Some 25 years ago, I first visited Alba and the Langhe Hills on an educational visit to the wine regions of northern Italy. After a bit of a slog from the Cinque Terra, we arrived close to Alba and went immediately to Roddi for some lunch where we were joined by the son of the Gigi Rosso cantina. The lunch was delightful and very filling!

After lunch we went to his cellars to see the production facility and to taste the wines. Big, tannic offerings so typical of Barolo of the day. When the business was concluded, we were invited to the producer’s house where we sat in shirt sleeves in the March sunshine on top of one of the Langhe Hills, drinking in the view and playing cricket with an orange wrapped in gaffe tape and a barrel stave for use as a bat! After copious bottles of Moscato d’Asti – which was my first introduction to the wine and very enjoyable to boot – we got cleaned up and off we went for dinner to a restaurant close to Alba. 8 different dishes were served, all washed down with wine from Gigi Rosso’s cantina. What and evening. After such a great day, I knew I would return to the area but little did I know that it would become such an addiction that I would buy a house there and end up living in the area for a great part of the year.
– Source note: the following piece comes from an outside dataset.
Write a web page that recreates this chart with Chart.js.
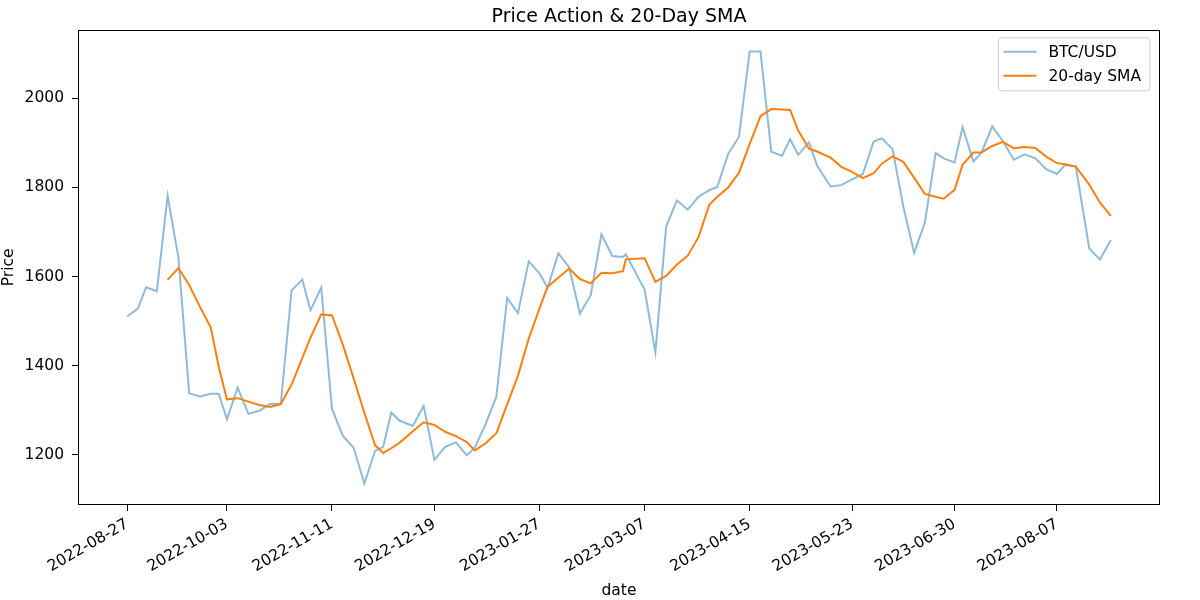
<!DOCTYPE html>
<html><head><meta charset="utf-8">
<script src="https://cdn.jsdelivr.net/npm/chart.js@4.4.0/dist/chart.umd.min.js"></script>
<style>html,body{margin:0;padding:0;background:#fff}#wrap{width:1200px;height:600px}</style>
</head><body><div id="wrap"><canvas id="c" width="1200" height="600"></canvas></div>
<script>
const chartTitle = 'Price Action & 20-Day SMA';
const seriesNames = ['BTC/USD', '20-day SMA'];
const xAxisTitle = 'date';
const yAxisTitle = 'Price';

const dates = [
'2022-08-27','2022-08-31','2022-09-03','2022-09-07','2022-09-11','2022-09-15','2022-09-19','2022-09-23','2022-09-27','2022-09-30',
'2022-10-03','2022-10-07','2022-10-11','2022-10-15','2022-10-19','2022-10-23','2022-10-27','2022-10-31','2022-11-03','2022-11-07',
'2022-11-11','2022-11-15','2022-11-19','2022-11-23','2022-11-27','2022-11-30','2022-12-03','2022-12-06','2022-12-11','2022-12-15',
'2022-12-19','2022-12-23','2022-12-27','2022-12-31','2023-01-03','2023-01-07','2023-01-11','2023-01-15','2023-01-19','2023-01-23',
'2023-01-27','2023-01-30','2023-02-03','2023-02-07','2023-02-11','2023-02-15','2023-02-19','2023-02-23','2023-02-27','2023-02-28',
'2023-03-07','2023-03-11','2023-03-15','2023-03-19','2023-03-23','2023-03-27','2023-03-31','2023-04-03','2023-04-07','2023-04-11',
'2023-04-15','2023-04-19','2023-04-23','2023-04-27','2023-04-30','2023-05-03','2023-05-07','2023-05-10','2023-05-15','2023-05-19',
'2023-05-23','2023-05-27','2023-05-31','2023-06-03','2023-06-07','2023-06-11','2023-06-15','2023-06-19','2023-06-23','2023-06-26',
'2023-06-30','2023-07-03','2023-07-07','2023-07-10','2023-07-14','2023-07-18','2023-07-22','2023-07-26','2023-07-30','2023-08-03',
'2023-08-07','2023-08-10','2023-08-14','2023-08-19','2023-08-23','2023-08-27'
];

const btcUsd = [
1511,1528,1576,1567,1781,1643,1338,1331,1337,1337,
1280,1351,1292,1299,1314,1314,1569,1593,1524,1575,
1303,1243,1216,1136,1209,1218,1295,1277,1265,1310,
1189,1218,1228,1199,1216,1269,1331,1552,1518,1634,
1607,1575,1652,1621,1517,1558,1695,1646,1644,1650,
1571,1430,1712,1771,1750,1779,1794,1801,1875,1913,
2105,2105,1880,1871,1908,1873,1901,1849,1802,1805,
1818,1830,1903,1910,1886,1757,1653,1721,1877,1865,
1856,1935,1858,1878,1937,1903,1862,1874,1865,1841,
1830,1850,1847,1663,1638,1682
];

const sma20 = [
null,null,null,null,
1592.6,1619.0,1581.0,1532.0,1486.0,1397.2,1324.6,1327.2,1319.4,1311.8,
1307.2,1314.0,1357.6,1417.8,1462.8,1515.0,1512.8,1447.6,1372.2,1294.6,
1221.4,1204.4,1214.8,1227.0,1252.8,1273.0,1267.2,1251.8,1242.0,1228.8,
1210.0,1226.0,1248.6,1313.4,1377.2,1460.8,1528.4,1577.2,1597.2,1617.8,
1594.4,1584.6,1608.6,1607.4,1612.0,1638.6,1641.2,1588.2,1601.4,1626.8,
1646.8,1688.4,1761.2,1779.0,1799.8,1832.4,1897.6,1959.8,1975.6,1974.8,
1973.8,1927.4,1886.6,1880.4,1866.6,1846.0,1835.0,1820.8,1831.6,1853.2,
1869.4,1857.2,1821.8,1785.4,1778.8,1774.6,1794.4,1850.8,1878.2,1878.4,
1892.8,1902.2,1887.6,1890.8,1888.2,1869.0,1854.4,1852.0,1846.6,1806.2,
1765.6,1736.0
];

const xTickLabels = ['2022-08-27','2022-10-03','2022-11-11','2022-12-19','2023-01-27','2023-03-07','2023-04-15','2023-05-23','2023-06-30','2023-08-07'];
const yTickValues = [1200, 1400, 1600, 1800, 2000];

// ---- helpers ----
const DAY = 86400000;
const t0 = Date.parse(dates[0] + 'T00:00:00Z');
const dayOf = s => (Date.parse(s + 'T00:00:00Z') - t0) / DAY;
const xs = dates.map(dayOf);
const xSpan = xs[xs.length - 1] - xs[0];
const allY = btcUsd.concat(sma20.filter(v => v !== null));
const yMin = Math.min(...allY), yMax = Math.max(...allY);
const ySpan = yMax - yMin;

const FONT = "'DejaVu Sans', sans-serif";
const blue = 'rgba(31,119,180,0.5)';
const orange = '#ff7f0e';

const framePlugin = {
  id: 'frameAndLegend',
  afterDraw(chart) {
    const ctx = chart.ctx, a = chart.chartArea;
    ctx.save();
    ctx.strokeStyle = '#000';
    ctx.lineWidth = 1;
    ctx.strokeRect(Math.round(a.left) + 0.5, Math.round(a.top) + 0.5,
                   Math.round(a.right - a.left) - 1, Math.round(a.bottom - a.top) - 1);
    // legend
    ctx.font = '15.5px ' + FONT;
    const items = chart.data.datasets.map(d => ({label: d.label, color: d.borderColor}));
    const textW = Math.max(...items.map(i => ctx.measureText(i.label).width));
    const w = 50 + textW + 9;
    const h = 53;
    const right = a.right - 10, top = a.top + 8;
    const left = right - w;
    const r = 3;
    ctx.beginPath();
    ctx.moveTo(left + r, top);
    ctx.lineTo(right - r, top); ctx.quadraticCurveTo(right, top, right, top + r);
    ctx.lineTo(right, top + h - r); ctx.quadraticCurveTo(right, top + h, right - r, top + h);
    ctx.lineTo(left + r, top + h); ctx.quadraticCurveTo(left, top + h, left, top + h - r);
    ctx.lineTo(left, top + r); ctx.quadraticCurveTo(left, top, left + r, top);
    ctx.closePath();
    ctx.fillStyle = 'rgba(255,255,255,0.8)';
    ctx.fill();
    ctx.strokeStyle = '#d0d0d0';
    ctx.stroke();
    items.forEach((it, i) => {
      const cy = top + 14 + i * 24;
      ctx.strokeStyle = it.color;
      ctx.lineWidth = 2;
      ctx.beginPath();
      ctx.moveTo(left + 5, cy); ctx.lineTo(left + 38, cy);
      ctx.stroke();
      ctx.fillStyle = '#000';
      ctx.textBaseline = 'middle';
      ctx.textAlign = 'left';
      ctx.fillText(it.label, left + 50, cy + 1);
    });
    ctx.restore();
  }
};

new Chart(document.getElementById('c'), {
  type: 'line',
  data: {
    datasets: [
      { label: seriesNames[0], data: xs.map((x, i) => ({x, y: btcUsd[i]})),
        borderColor: blue, backgroundColor: blue, borderWidth: 2, pointRadius: 0, tension: 0, order: 1 },
      { label: seriesNames[1], data: xs.map((x, i) => ({x, y: sma20[i]})),
        borderColor: orange, backgroundColor: orange, borderWidth: 2, pointRadius: 0, tension: 0, order: 0, spanGaps: false }
    ]
  },
  options: {
    responsive: false,
    animation: false,
    devicePixelRatio: 1,
    layout: { padding: { left: 0, right: 40, top: 0, bottom: 0 } },
    plugins: {
      legend: { display: false },
      tooltip: { enabled: false },
      title: { display: true, text: chartTitle, fullSize: false, color: '#000',
               font: { family: FONT, size: 19, weight: 'normal' }, padding: { top: 6, bottom: 1 } }
    },
    scales: {
      x: {
        type: 'linear',
        min: xs[0] - 0.05 * xSpan,
        max: xs[xs.length - 1] + 0.05 * xSpan,
        afterBuildTicks: s => { s.ticks = xTickLabels.map(l => ({ value: dayOf(l) })); },
        afterFit: s => { s.height = 95; },
        ticks: {
          autoSkip: false, minRotation: 30, maxRotation: 30, color: '#000', padding: 4,
          font: { family: FONT, size: 15.5 },
          callback: (v, i) => xTickLabels[i]
        },
        grid: { display: true, drawOnChartArea: false, drawTicks: true, tickLength: 6, color: '#000' },
        border: { display: false },
        title: { display: true, text: xAxisTitle, color: '#000', font: { family: FONT, size: 15.5 }, padding: { top: 0, bottom: 0 } }
      },
      y: {
        type: 'linear',
        min: yMin - 0.05 * ySpan,
        max: yMax + 0.05 * ySpan,
        afterBuildTicks: s => { s.ticks = yTickValues.map(v => ({ value: v })); },
        afterFit: s => { s.width = 78; },
        ticks: { color: '#000', padding: 8, font: { family: FONT, size: 15.5 }, callback: v => String(v) },
        grid: { display: true, drawOnChartArea: false, drawTicks: true, tickLength: 6, color: '#000' },
        border: { display: false },
        title: { display: true, text: yAxisTitle, color: '#000', font: { family: FONT, size: 15.5 }, padding: { top: 0, bottom: 0 } }
      }
    }
  },
  plugins: [framePlugin]
});
</script>
</body></html>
Some 10 years later I returned to the area with a group of friends for a short holiday, yes tasting some wines but also visiting the other great tourist attractions that are on offer. It was then that I decided this would be where I’d like to settle and enjoy the great quality of life-style that Le Langhe gives you.

I bought a barn to convert, speaking no Italian, and somehow managed to get by with the help of  a German lady who translated for me. I stayed in Alba during my visits to oversee the construction and assumed that when the build was complete I’d be spending a goodly part of my time there. How wrong could I have been.

First of all, my next-door neighbours were a complete delight. We are the only two properties in a small hamlet and I must offer my grateful thanks to them for guiding me and helping me learn about the life in the hills. The village itself consists of just 240 people, old, middle-aged and children, so not an enormous community. I was immediately taken to their hearts and any help or advice I needed was immediately on hand. I was invited into their homes to eat, drink and hear the history of the area. Never before, on all of my travels have I encountered such stunning food and such charming people.

I now spend my time simply, in the villages of the Langhe and Alta Langa living life as the locals do and seldom make the 12 kilometre journey to Alba save for the odd excursion to the Saturday market. That’s not to say that you shouldn’t stay and visit there as it has loads to offer the traveller, but for the real feel of Le Langhe, give yourselves a few days in the hills and experience the great lifestyle the region has to offer. Go slowly and drink in the atmosphere, you’ll become intoxicated with it and who knows? You may end up as a close neighbour in the future!